O alastrar dessa corrida do ouro por territórios indígenas protegidos por lei faz Serra Pelada parecer mero ensaio do caos. Imagens que espantaram o mundo inteiro pela violência da cobiça e da miséria humanas espelham fatos, porém, que agora não têm a sequência e espantosa amplificação documentadas e divulgadas na mídia na escala de importância que significam. Seja porque ocorrem em locais de difícil acesso, seja porque as bigtechs e as corporações de mídia, de alguma forma, por ação ou omissão, não as divulgam ou analisam na mesma proporção da sua importância para o aqui, o agora e o depois. 

A cosmogonia Yanomami situa nos metais sob a terra os alicerces e pilares que sustentam o céu. A queda do céu, ou seja, a destruição da Terra como ambiente propício à Vida em sua imensa diversidade de seres é o que a ciência nomeia como crise climática ou aquecimento global. Os “brancos” (como nos denominam os índios em contraste aos “parentes”, seus iguais) não parecem ser capazes, como os Yanomami, de entender a importância vital de preservar a herança ancestral da floresta e os recursos naturais. 

É exatamente nessa esquina da dita civilização (ou do modelo econômico que supõe sustentá-la) que age a Cultura e, em especial, as Artes Visuais. Há artistas que percebem e aplicam a potência de significados da imagem como veículo de ideias para muito além da ilustração ou do panfleto.
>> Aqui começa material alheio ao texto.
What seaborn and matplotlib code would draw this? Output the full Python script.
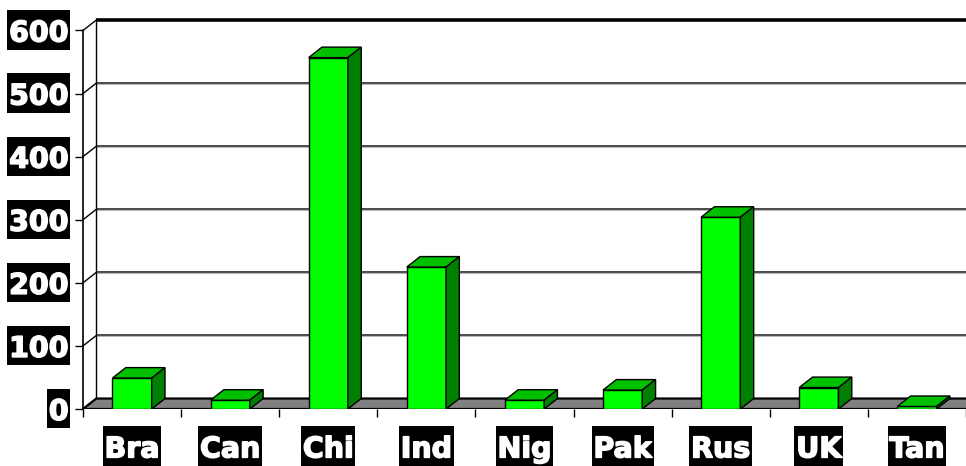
import numpy as np
import pandas as pd
import matplotlib
matplotlib.use("Agg")
import matplotlib.pyplot as plt
import matplotlib.patheffects as pe
import seaborn as sns
from matplotlib.patches import Polygon
from matplotlib.path import Path

# Data
countries = ["Bra", "Can", "Chi", "Ind", "Nig", "Pak", "Rus", "UK", "Tan"]
values = [49, 14, 557, 225, 14, 30, 304, 34, 4]
y_ticks = [0, 100, 200, 300, 400, 500, 600]

df = pd.DataFrame({"country": countries, "value": values})

sns.set_theme(style="white")
plt.rcParams["font.family"] = ["DejaVu Sans"]

W, H = 966, 466
fig = plt.figure(figsize=(W / 100, H / 100), dpi=100)
fig.patch.set_facecolor("white")
ax = fig.add_axes([83 / W, 1 - 409 / H, 1 - 83 / W, (409 - 20) / H])
ax.set_facecolor("white")

# 3-D depth offset, in data units
DX = 0.136
DY = 16.6
X0, X1 = -0.5, len(countries) - 0.5
YMAX = y_ticks[-1]

# back-wall gridlines and left-wall connectors
for v in y_ticks[1:-1]:
    ax.plot([X0 + DX, X1], [v + DY, v + DY], color="#3a3a3a", lw=1.3, zorder=1,
            solid_capstyle="butt")
    ax.plot([X0 + DX, X1], [v + DY - 1.6, v + DY - 1.6], color="#b8b8b8", lw=0.8,
            zorder=1)
for v in y_ticks:
    ax.plot([X0, X0 + DX], [v, v + DY], color="black", lw=1.0, zorder=2,
            clip_on=False)
ax.plot([X0 + DX, X1], [YMAX + DY, YMAX + DY], color="black", lw=2.6, zorder=2,
        clip_on=False, solid_capstyle="butt")
ax.plot([X0 + DX, X0 + DX], [DY, YMAX + DY], color="black", lw=1.0, zorder=2,
        clip_on=False)
ax.plot([X0, X0], [0, YMAX], color="black", lw=1.2, zorder=2, clip_on=False)

# floor
floor = Polygon([(X0, 0), (X1 + 1, 0), (X1 + 1 + DX, DY), (X0 + DX, DY)],
                closed=True, facecolor="#808080", edgecolor="black", lw=1.6,
                zorder=2)
ax.add_patch(floor)

# front faces of bars
sns.barplot(data=df, x="country", y="value", color="#00ff00", saturation=1,
            width=0.4, edgecolor="black", linewidth=1.0, ax=ax, zorder=4)

# top and side faces
for p in list(ax.patches):
    if p is floor:
        continue
    x0, w, h = p.get_x(), p.get_width(), p.get_height()
    top = Polygon([(x0, h), (x0 + w, h), (x0 + w + DX, h + DY), (x0 + DX, h + DY)],
                  closed=True, facecolor="#00c000", edgecolor="black", lw=1.0,
                  zorder=4)
    side = Polygon([(x0 + w, 0), (x0 + w + DX, DY), (x0 + w + DX, h + DY), (x0 + w, h)],
                   closed=True, facecolor="#008000", edgecolor="black", lw=1.0,
                   zorder=4)
    ax.add_patch(top)
    ax.add_patch(side)

ax.set_xlim(X0, X1)
ax.set_ylim(0, YMAX + DY)
for s in ax.spines.values():
    s.set_visible(False)
ax.set_xlabel("")
ax.set_ylabel("")


# label background: black block with uneven padding
def label_box(x0, y0, width, height, mutation_size):
    px = 0.06 * mutation_size
    pb = 0.08 * mutation_size
    pt = 0.32 * mutation_size
    verts = [(x0 - px, y0 - pb), (x0 + width + px, y0 - pb),
             (x0 + width + px, y0 + height + pt), (x0 - px, y0 + height + pt),
             (x0 - px, y0 - pb)]
    return Path(verts, closed=True)


ax.set_yticks(y_ticks)
ax.set_yticklabels([str(v) for v in y_ticks])
ax.set_xticks(range(len(countries)))
ax.set_xticklabels(countries)
ax.set_xticks(np.arange(X0, X1 + 0.01, 1.0), minor=True)

ax.tick_params(axis="y", which="major", left=True, length=6, width=1.0,
               color="black", direction="out", pad=4.3)
ax.tick_params(axis="x", which="major", bottom=True, length=0, pad=19.0)
ax.tick_params(axis="x", which="minor", bottom=True, length=6, width=1.0,
               color="black", direction="out")

heavy = [pe.withStroke(linewidth=1.1, foreground="white")]
for lbl in ax.get_xticklabels() + ax.get_yticklabels():
    lbl.set_color("white")
    lbl.set_fontweight("bold")
    lbl.set_fontsize(20.5)
    lbl.set_path_effects(heavy)
    lbl.set_bbox(dict(boxstyle=label_box, facecolor="black", edgecolor="none"))

fig.savefig("out.png", dpi=100, facecolor="white")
Mecozzi vai direto ao ponto da metáfora sem esbarrar em simplificações que roubam da Arte o que nela há de mais interessante: a ambiguidade, pedra de toque para ampliar percepções.
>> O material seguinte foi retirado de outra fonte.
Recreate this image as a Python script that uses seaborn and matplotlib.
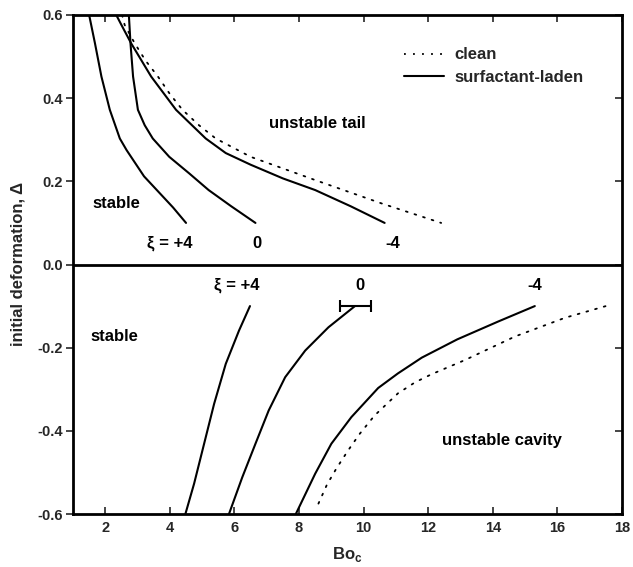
import numpy as np
import pandas as pd
import seaborn as sns
import matplotlib
matplotlib.use("Agg")
import matplotlib.pyplot as plt
from matplotlib.lines import Line2D

# ---- data ----
# upper half (positive deformation, tail formation)
up_p4_x = [1.5, 1.68, 1.88, 2.14, 2.45, 2.66, 3.2, 3.68, 4.1, 4.5]
up_p4_y = [0.6, 0.532, 0.452, 0.372, 0.303, 0.275, 0.212, 0.172, 0.137, 0.1]
up_0_x = [2.73, 2.78, 2.86, 3.01, 3.22, 3.47, 3.98, 4.6, 5.2, 5.9, 6.65]
up_0_y = [0.6, 0.532, 0.452, 0.372, 0.335, 0.303, 0.259, 0.219, 0.179, 0.14, 0.1]
up_m4_x = [2.34, 2.5, 2.8, 3.42, 4.19, 5.11, 5.73, 6.5, 7.5, 8.5, 9.6, 10.65]
up_m4_y = [0.6, 0.576, 0.532, 0.452, 0.372, 0.303, 0.268, 0.24, 0.207, 0.179, 0.14, 0.1]
up_clean_x = [2.52, 2.6, 2.91, 3.25, 3.63, 4.0, 4.39, 4.9, 5.42, 6.5, 8.5, 10.55, 12.4]
up_clean_y = [0.6, 0.576, 0.532, 0.49, 0.452, 0.41, 0.372, 0.335, 0.303, 0.259, 0.203, 0.147, 0.1]

# lower half (negative deformation, cavity formation)
lo_p4_x = [4.48, 4.75, 5.06, 5.37, 5.73, 6.14, 6.48]
lo_p4_y = [-0.6, -0.527, -0.431, -0.335, -0.239, -0.159, -0.1]
lo_0_x = [5.83, 6.24, 6.65, 7.06, 7.57, 8.19, 8.91, 9.73]
lo_0_y = [-0.6, -0.512, -0.431, -0.351, -0.271, -0.207, -0.151, -0.1]
lo_m4_x = [7.9, 8.5, 9.0, 9.62, 10.45, 11.06, 11.8, 12.9, 14.17, 15.3]
lo_m4_y = [-0.6, -0.503, -0.431, -0.367, -0.297, -0.262, -0.224, -0.18, -0.137, -0.1]
lo_clean_x = [8.6, 8.86, 9.16, 9.52, 9.88, 10.34, 11.06, 11.6, 12.1, 13.13, 14.69, 16.24, 17.5]
lo_clean_y = [-0.575, -0.53, -0.49, -0.447, -0.407, -0.363, -0.31, -0.283, -0.264, -0.23, -0.173, -0.128, -0.1]

err_x = 9.75
err_y = -0.1
err_half = 0.48

xticks = [2, 4, 6, 8, 10, 12, 14, 16, 18]
yticks = [-0.6, -0.4, -0.2, 0.0, 0.2, 0.4, 0.6]

curves = [
    ("up_p4", "surfactant-laden", up_p4_x, up_p4_y),
    ("up_0", "surfactant-laden", up_0_x, up_0_y),
    ("up_m4", "surfactant-laden", up_m4_x, up_m4_y),
    ("up_clean", "clean", up_clean_x, up_clean_y),
    ("lo_p4", "surfactant-laden", lo_p4_x, lo_p4_y),
    ("lo_0", "surfactant-laden", lo_0_x, lo_0_y),
    ("lo_m4", "surfactant-laden", lo_m4_x, lo_m4_y),
    ("lo_clean", "clean", lo_clean_x, lo_clean_y),
]
frames = []
for cid, kind, xs, ys in curves:
    frames.append(pd.DataFrame({"Bo": xs, "delta": ys, "curve": cid, "kind": kind}))
df = pd.concat(frames, ignore_index=True)

sns.set_style("ticks")
plt.rcParams["font.family"] = ["Liberation Sans", "DejaVu Sans"]

fig = plt.figure(figsize=(6.33, 5.67), dpi=100)
ax = fig.add_axes([73 / 633, 53 / 567, 549 / 633, 499 / 567])

for cid, kind, xs, ys in curves:
    sub = df[df["curve"] == cid]
    if kind == "clean":
        sns.lineplot(data=sub, x="Bo", y="delta", sort=False, estimator=None, ax=ax,
                     color="black", lw=1.3, linestyle=(0, (1, 4)), dash_capstyle="round")
    else:
        sns.lineplot(data=sub, x="Bo", y="delta", sort=False, estimator=None, ax=ax,
                     color="black", lw=1.5, solid_joinstyle="round")

ax.errorbar([err_x], [err_y], xerr=[err_half], fmt="none", ecolor="black",
            elinewidth=1.5, capsize=4, capthick=1.5)

ax.axhline(0, color="black", lw=2)

ax.set_xlim(1, 18)
ax.set_ylim(-0.6, 0.6)
ax.set_xticks(xticks)
ax.set_yticks(yticks)
ax.set_xticklabels([str(t) for t in xticks], fontsize=10.5, fontweight="bold")
ax.set_yticklabels([f"{t:.1f}" for t in yticks], fontsize=10.5, fontweight="bold")
ax.tick_params(axis="y", direction="out", length=5, width=1.2, pad=2)
ax.tick_params(axis="x", direction="in", length=5, width=1.2, pad=5, top=True)
ax.tick_params(axis="y", which="both", right=True)
for t in ax.yaxis.get_major_ticks():
    t.tick2line.set_marker(matplotlib.markers.TICKLEFT)
for s in ax.spines.values():
    s.set_linewidth(2)
    s.set_color("black")

ax.set_xlabel(r"Bo$_\mathregular{c}$", fontsize=12, fontweight="bold", labelpad=7)
ax.set_ylabel("initial deformation, \u0394", fontsize=12, fontweight="bold", labelpad=9)

kw = dict(fontsize=12, fontweight="bold", color="black")
ax.text(1.6, 0.147, "stable", ha="left", va="center", **kw)
ax.text(4.0, 0.05, "\u03be = +4", ha="center", va="center", **kw)
ax.text(6.7, 0.05, "0", ha="center", va="center", **kw)
ax.text(10.9, 0.05, "-4", ha="center", va="center", **kw)
ax.text(8.57, 0.339, "unstable tail", ha="center", va="center", **kw)

ax.text(1.55, -0.172, "stable", ha="left", va="center", **kw)
ax.text(6.06, -0.05, "\u03be = +4", ha="center", va="center", **kw)
ax.text(9.9, -0.05, "0", ha="center", va="center", **kw)
ax.text(15.3, -0.05, "-4", ha="center", va="center", **kw)
ax.text(14.27, -0.423, "unstable cavity", ha="center", va="center", **kw)

handles = [Line2D([], [], color="black", lw=1.3, linestyle=(0, (1, 4))),
           Line2D([], [], color="black", lw=1.5)]
ax.legend(handles, ["clean", "surfactant-laden"], loc="upper left",
          bbox_to_anchor=(0.575, 0.965), frameon=False,
          handlelength=2.4, handletextpad=0.65, labelspacing=0.45,
          prop={"weight": "bold", "size": 12})

fig.savefig("out.png", dpi=100)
As obras desta exposição mostram um Brasil contaminado pelo ouro do garimpo, coberto de carvão, ossos e sangue. Há vermelhos intensos que também remetem aos incêndios das matas e florestas, outro motor da distopia. A linguagem escolhida não deriva, porém, de obviedades crispadas pelo repertório figurativo expressionista. As coisas mostram sua violência por elas mesmas. Não há representação e sim cartografias A composição estabelece uma ordem e um método que predispõe a análise, como lâmina no microscópio. Silvia Mecozzi sabe que o caos em que estamos mergulhados já não admite espanto mas ainda exige ser demonstrado do modo mais eficaz para penetrar corações e mentes: com boa e verdadeira Arte.